The one area that has been a little disappointing has been using a dual stack setup with the LoadBalancer. I’ve had to create two LoadBalancer Services to assign the specific public facing IP and IPv6 addresses to the service separately. It’s not a big deal, but it’s not as elegant as I’d like, and could lead to discrepancies in the configuration that could be harder to track down because of subtle differences.
Setting up and tearing down simple deployment in Kubernetes is easy. Bigger applications usually have Custom Resource Definitions and those CRDs can make it difficult to remove the application cleanly. If the software you’re trying to run provides a yaml manifest you will usually run something like
kubectl delete -f myappliation.yaml to remove the installed application. However if the resources in the manifest are not ordered well, or if there are multiple manifests you may end up with a command that hangs instead of exiting cleaning.

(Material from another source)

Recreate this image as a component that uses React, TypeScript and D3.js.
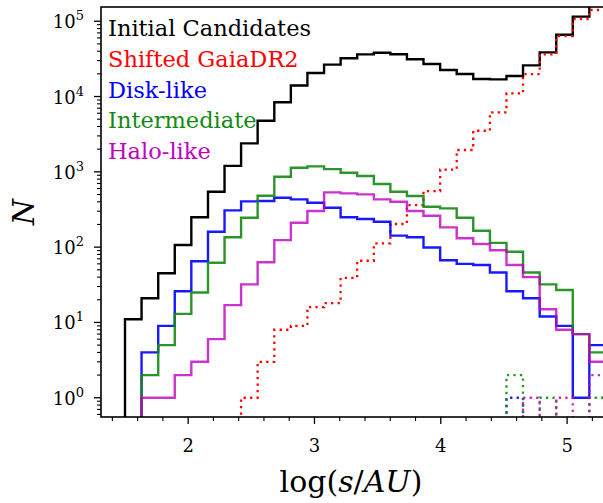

If there is no yaml manifest, then you may be required to delete all of the resources one at a time, trying to figure out which resource types were used in this specific namespace. The fact that there are no built in commands that show you all resources that are running in a given namespace is a bug as far as I’m concerned.
If you try to delete the namespace and there are still active objects in it then the command will not return even if you specify the
In order to work around this several people have written scripts. superbrothers has written a kubectl script that you can put in your path and run using the following syntax:
kubectl delete-all -n mynamespace and it will cycle through all resource types including CRDs and delete all objects of every type in the namespace. It’s a blunt instrument but it works when you don’t know what resources are in a namespace.
There are a few things that could be cleaned up in Kubernetes, like the lack of a single command to easily see all of the deployed resources in a namespace, or the need for multiple services for DualStack setups, but overall Kubernetes has been a joy to work with. I’ve also noticed that all of the projects I’ve been working with have developed at a rapid pace, even in the short time I’ve been using them.